MUNICH (Bloomberg) — European property and casualty reinsurance rates may drop by about five percent to 10 percent when contracts come up for renewal in January, Standard & Poor's said.

"We expect this range of a decline at the current early point in time of negotiations for the renewals due in January," Peter Grant, a credit analyst at S&P, said in an interview in Baden-Baden, Germany. "There will be less pressure to lower rates in some catastrophe-affected property lines in the US."

The second year without a major hurricane is putting pressure on reinsurers, which help insurers such as Allianz SE shoulder risks, to lower rates. They meet with clients every October in the southern German town of Baden-Baden to negotiate January contract renewals, which are a key gauge for a reinsurer's future growth

S&P said in a report published on September 7 that it maintained a "stable" outlook on the reinsurance industry and is "cautiously optimistic" reinsurers will maintain a "discipline" in their underwriting in 2008.

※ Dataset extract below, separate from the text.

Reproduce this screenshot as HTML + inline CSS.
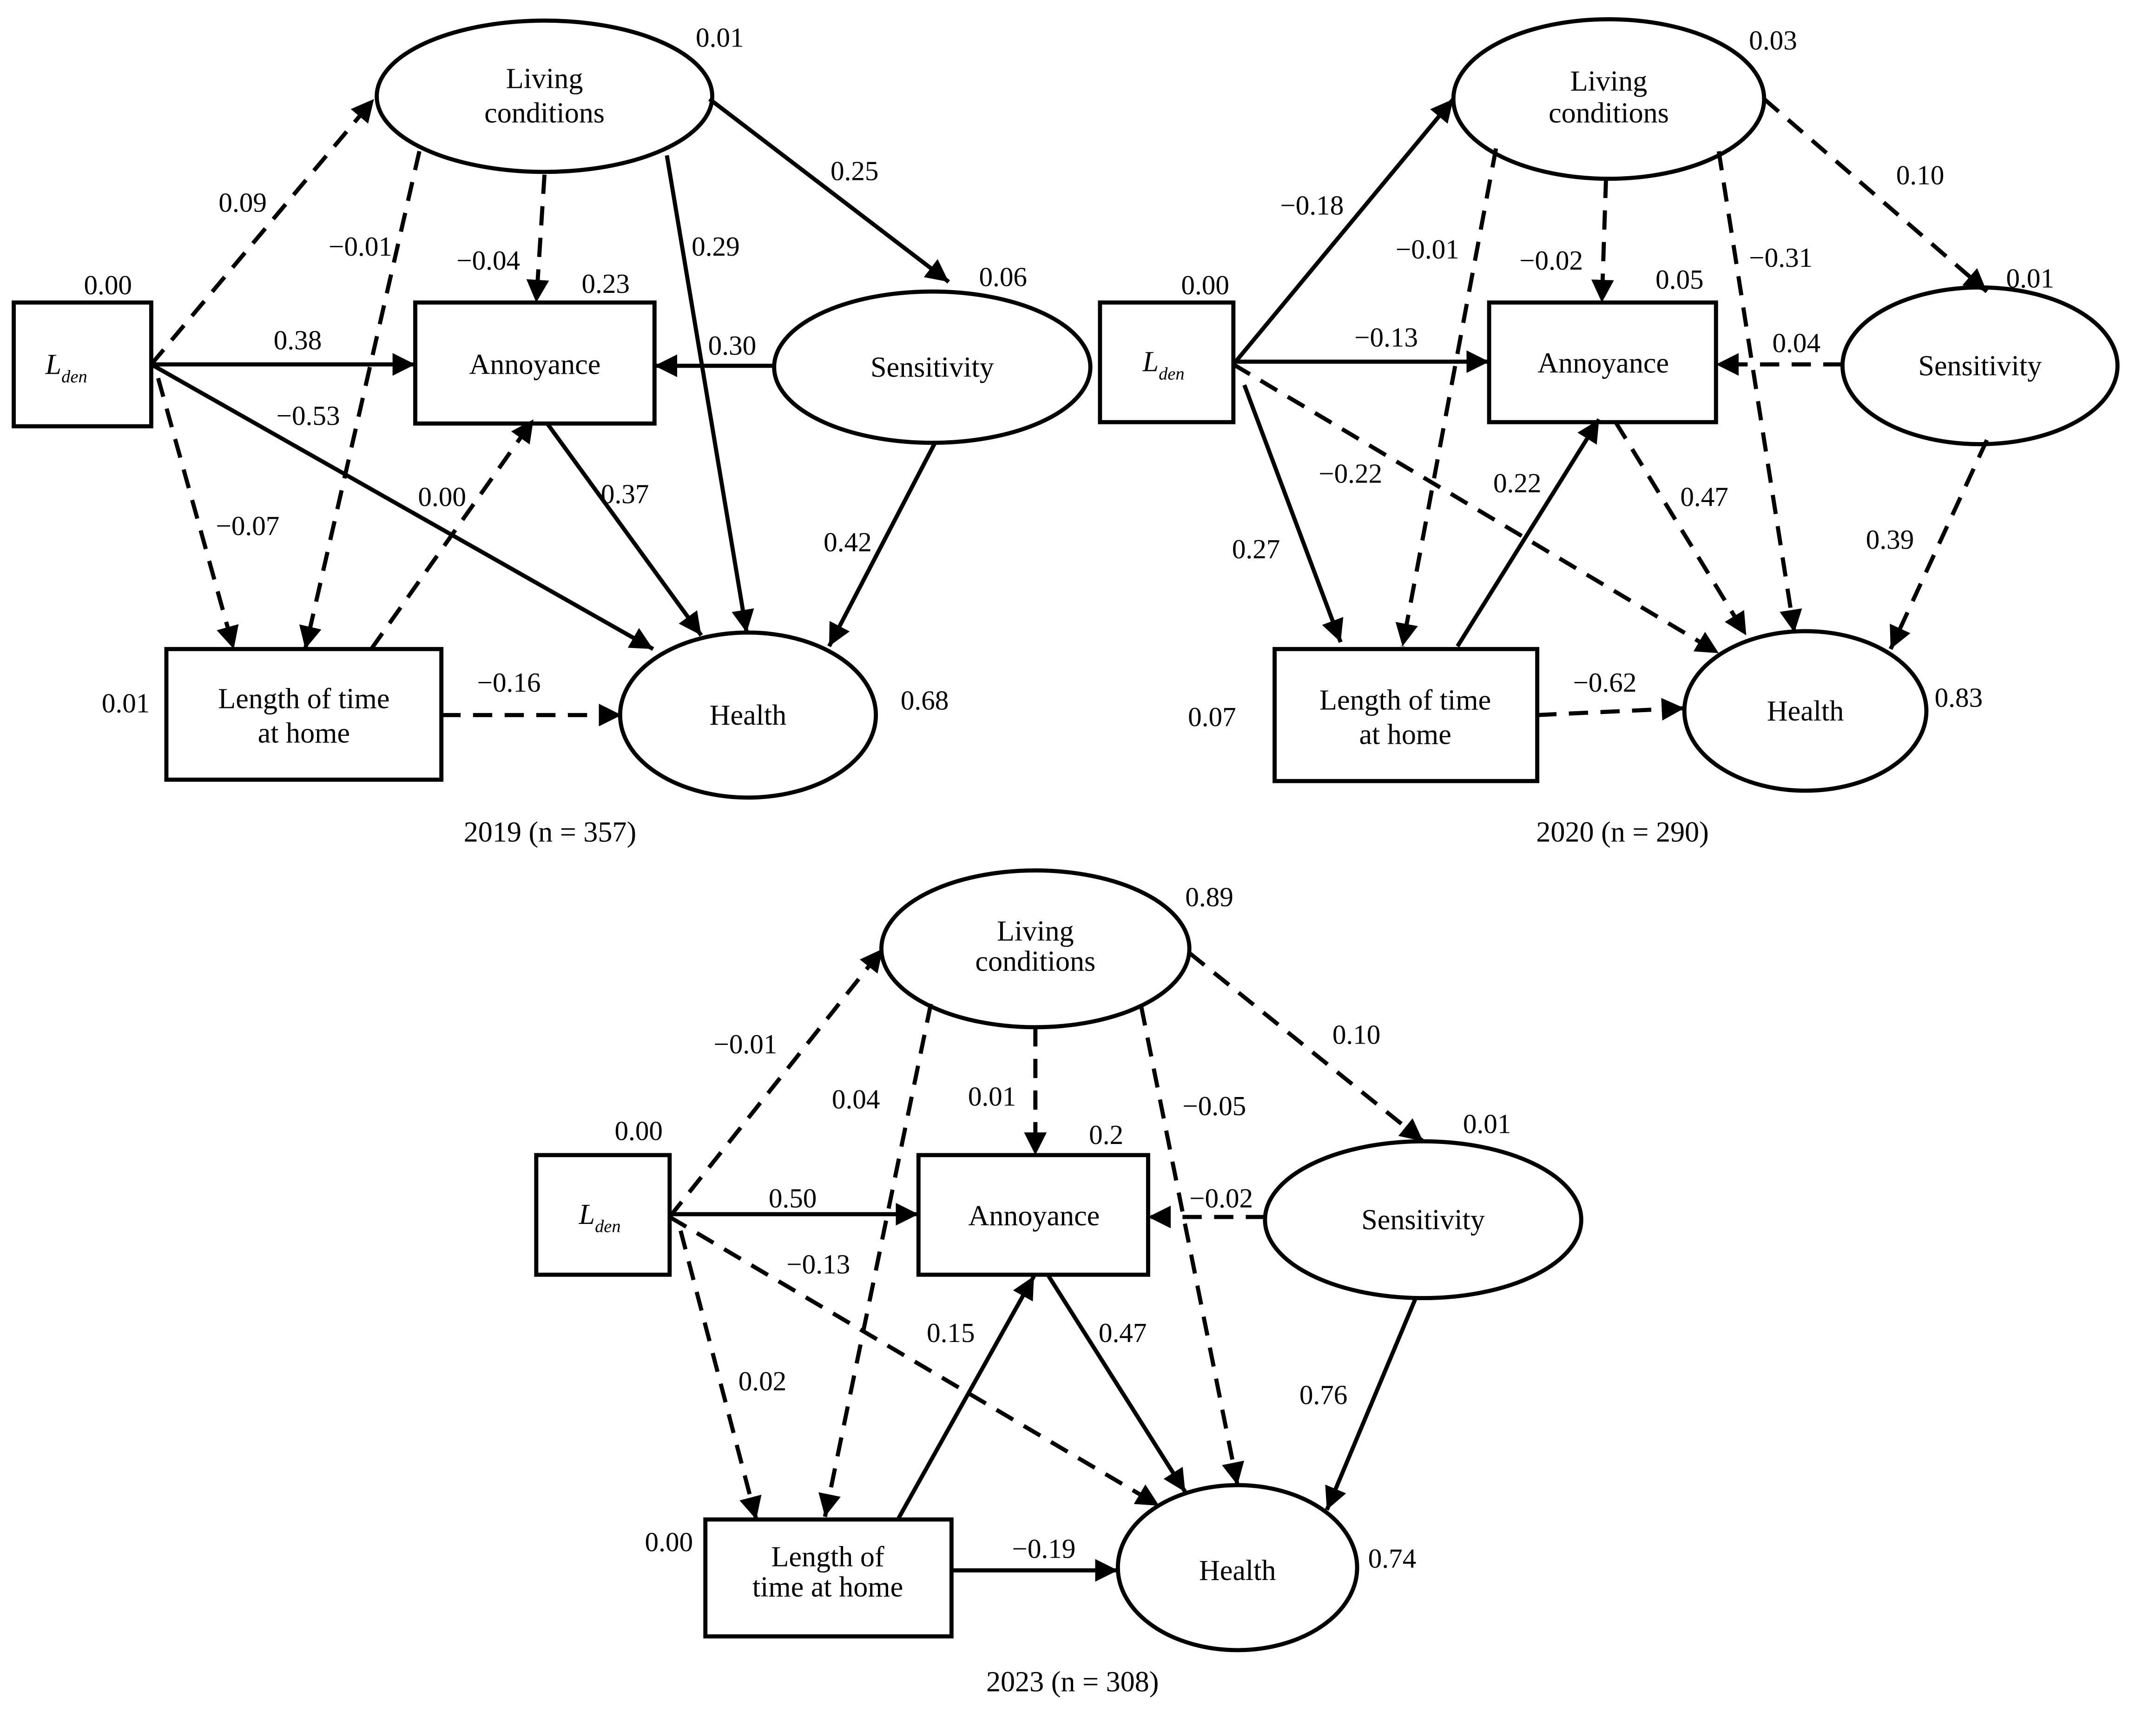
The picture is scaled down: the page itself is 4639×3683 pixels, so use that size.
<!DOCTYPE html>
<html><head><meta charset="utf-8"><style>
html,body{margin:0;padding:0;background:#fff}
svg{display:block}
text{font-family:"Liberation Serif",serif;fill:#000}
.l{font-size:21px;text-anchor:middle}
</style></head><body>
<svg width="4639" height="3683" viewBox="0 0 1568 1245" preserveAspectRatio="none" xmlns="http://www.w3.org/2000/svg">
<defs>
<marker id="a" viewBox="0 0 10 10" refX="10" refY="5" markerWidth="5.5" markerHeight="5.5" orient="auto" markerUnits="strokeWidth"><path d="M0,0L10,5L0,10z" fill="#000"/></marker>
</defs>
<g fill="none" stroke="#000" stroke-width="3">
<ellipse cx="396" cy="70" rx="122" ry="55"/>
<rect x="10" y="220" width="100" height="90"/>
<rect x="302" y="220" width="174" height="88"/>
<ellipse cx="678" cy="267" rx="115" ry="55"/>
<rect x="121" y="472" width="200" height="95"/>
<ellipse cx="544" cy="520" rx="93" ry="60"/>
<ellipse cx="1170" cy="72" rx="113" ry="58"/>
<rect x="800" y="220" width="97" height="87"/>
<rect x="1083" y="220" width="165" height="87"/>
<ellipse cx="1440" cy="266" rx="100" ry="57"/>
<rect x="927" y="472" width="191" height="96"/>
<ellipse cx="1313" cy="517" rx="88" ry="58"/>
<ellipse cx="753" cy="690" rx="112" ry="57"/>
<rect x="390" y="840" width="97" height="87"/>
<rect x="668" y="840" width="167" height="87"/>
<ellipse cx="1035" cy="887" rx="115" ry="57"/>
<rect x="513" y="1105" width="179" height="85"/>
<ellipse cx="900" cy="1140" rx="87" ry="60"/>
</g>
<g stroke="#000" stroke-width="3" fill="none" marker-end="url(#a)">
<line x1="110" y1="265" x2="272" y2="72" stroke-dasharray="14,9"/>
<line x1="305" y1="110" x2="222" y2="472" stroke-dasharray="14,9"/>
<line x1="396" y1="127" x2="390" y2="220" stroke-dasharray="14,9"/>
<line x1="485" y1="113" x2="543" y2="460"/>
<line x1="516" y1="72" x2="690" y2="205"/>
<line x1="110" y1="265" x2="302" y2="265"/>
<line x1="563" y1="266" x2="476" y2="266"/>
<line x1="110" y1="265" x2="475" y2="472"/>
<line x1="115" y1="275" x2="170" y2="472" stroke-dasharray="14,9"/>
<line x1="270" y1="472" x2="388" y2="305" stroke-dasharray="14,9"/>
<line x1="398" y1="308" x2="510" y2="462"/>
<line x1="680" y1="322" x2="603" y2="470"/>
<line x1="321" y1="520" x2="452" y2="520" stroke-dasharray="14,9"/>
<line x1="897" y1="265" x2="1057" y2="72"/>
<line x1="1088" y1="108" x2="1020" y2="470" stroke-dasharray="14,9"/>
<line x1="1168" y1="130" x2="1165" y2="220" stroke-dasharray="14,9"/>
<line x1="1250" y1="110" x2="1305" y2="460" stroke-dasharray="14,9"/>
<line x1="1283" y1="72" x2="1445" y2="212" stroke-dasharray="14,9"/>
<line x1="897" y1="263" x2="1083" y2="263"/>
<line x1="1340" y1="265" x2="1248" y2="265" stroke-dasharray="14,9"/>
<line x1="897" y1="265" x2="1250" y2="475" stroke-dasharray="14,9"/>
<line x1="905" y1="280" x2="975" y2="467"/>
<line x1="1060" y1="470" x2="1163" y2="305"/>
<line x1="1175" y1="307" x2="1270" y2="462" stroke-dasharray="14,9"/>
<line x1="1445" y1="320" x2="1375" y2="472" stroke-dasharray="14,9"/>
<line x1="1118" y1="520" x2="1225" y2="515" stroke-dasharray="14,9"/>
<line x1="487" y1="885" x2="642" y2="690" stroke-dasharray="14,9"/>
<line x1="677" y1="730" x2="600" y2="1103" stroke-dasharray="14,9"/>
<line x1="753" y1="747" x2="753" y2="840" stroke-dasharray="14,9"/>
<line x1="830" y1="732" x2="900" y2="1080" stroke-dasharray="14,9"/>
<line x1="865" y1="693" x2="1035" y2="830" stroke-dasharray="14,9"/>
<line x1="487" y1="883" x2="668" y2="883"/>
<line x1="920" y1="885" x2="835" y2="885" stroke-dasharray="14,9"/>
<line x1="487" y1="885" x2="843" y2="1095" stroke-dasharray="14,9"/>
<line x1="495" y1="895" x2="550" y2="1105" stroke-dasharray="14,9"/>
<line x1="653" y1="1105" x2="752" y2="928"/>
<line x1="762" y1="927" x2="862" y2="1085"/>
<line x1="1030" y1="943" x2="965" y2="1098"/>
<line x1="692" y1="1142" x2="813" y2="1142"/>
</g>
<text class="l" x="396" y="64">Living</text><text class="l" x="396" y="89">conditions</text>
<text x="33" y="272" font-size="21" font-style="italic">L<tspan font-size="13" dy="6">den</tspan></text>
<text class="l" x="389" y="272">Annoyance</text>
<text class="l" x="678" y="274">Sensitivity</text>
<text class="l" x="221" y="515">Length of time</text><text class="l" x="221" y="540">at home</text>
<text class="l" x="544" y="527">Health</text>
<text class="l" x="400" y="612">2019 (n = 357)</text>

<text class="l" x="1170" y="66">Living</text><text class="l" x="1170" y="89">conditions</text>
<text x="831" y="270" font-size="21" font-style="italic">L<tspan font-size="13" dy="6">den</tspan></text>
<text class="l" x="1166" y="271">Annoyance</text>
<text class="l" x="1440" y="273">Sensitivity</text>
<text class="l" x="1022" y="516">Length of time</text><text class="l" x="1022" y="541">at home</text>
<text class="l" x="1313" y="524">Health</text>
<text class="l" x="1180" y="612">2020 (n = 290)</text>

<text class="l" x="753" y="684">Living</text><text class="l" x="753" y="706">conditions</text>
<text x="421" y="890" font-size="21" font-style="italic">L<tspan font-size="13" dy="6">den</tspan></text>
<text class="l" x="752" y="891">Annoyance</text>
<text class="l" x="1035" y="894">Sensitivity</text>
<text class="l" x="602" y="1139">Length of</text><text class="l" x="602" y="1161">time at home</text>
<text class="l" x="900" y="1149">Health</text>
<text class="l" x="780" y="1230">2023 (n = 308)</text>
<g font-size="20">
<text x="506" y="34">0.01</text><text x="159" y="154">0.09</text><text x="239" y="186">−0.01</text><text x="332" y="196">−0.04</text><text x="423" y="213">0.23</text><text x="604" y="131">0.25</text><text x="503" y="186">0.29</text><text x="712" y="208">0.06</text><text x="61" y="214">0.00</text><text x="199" y="254">0.38</text><text x="515" y="258">0.30</text><text x="201" y="309">−0.53</text><text x="304" y="368">0.00</text><text x="437" y="366">0.37</text><text x="157" y="389">−0.07</text><text x="599" y="401">0.42</text><text x="74" y="518">0.01</text><text x="347" y="503">−0.16</text><text x="655" y="516">0.68</text>
<text x="1272" y="36">0.03</text><text x="931" y="156">−0.18</text><text x="1379" y="134">0.10</text><text x="1015" y="188">−0.01</text><text x="1105" y="196">−0.02</text><text x="1272" y="194">−0.31</text><text x="1204" y="210">0.05</text><text x="859" y="214">0.00</text><text x="1459" y="209">0.01</text><text x="985" y="252">−0.13</text><text x="1289" y="256">0.04</text><text x="959" y="351">−0.22</text><text x="1086" y="358">0.22</text><text x="1222" y="368">0.47</text><text x="896" y="406">0.27</text><text x="1357" y="399">0.39</text><text x="864" y="528">0.07</text><text x="1144" y="503">−0.62</text><text x="1407" y="514">0.83</text>
<text x="862" y="659">0.89</text><text x="519" y="766">−0.01</text><text x="969" y="759">0.10</text><text x="605" y="806">0.04</text><text x="704" y="804">0.01</text><text x="860" y="811">−0.05</text><text x="447" y="829">0.00</text><text x="792" y="832">0.2</text><text x="1064" y="824">0.01</text><text x="559" y="878">0.50</text><text x="865" y="878">−0.02</text><text x="572" y="926">−0.13</text><text x="674" y="976">0.15</text><text x="799" y="976">0.47</text><text x="537" y="1011">0.02</text><text x="945" y="1021">0.76</text><text x="469" y="1128">0.00</text><text x="736" y="1133">−0.19</text><text x="995" y="1140">0.74</text>
</g>
</svg>
</body></html>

Munich Re, the world's second-largest reinsurer, said it will resist "mounting pressure" on the industry to lower rates in the second year without a major hurricane.

S&P's current estimates for price reductions are "understating the magnitude of the effect on reinsurers' underwriting profitability as inflation adds about three to seven percent on the cost of claims as well," Grant said.

"Furthermore, primary insurers are increasingly demanding lower prices because their own premiums have declined faster than those of reinsurers," he said, adding that "recent good profits at primary insurers" will give them more bargaining power in the upcoming renewals because that will allow them to keep more business on their own books.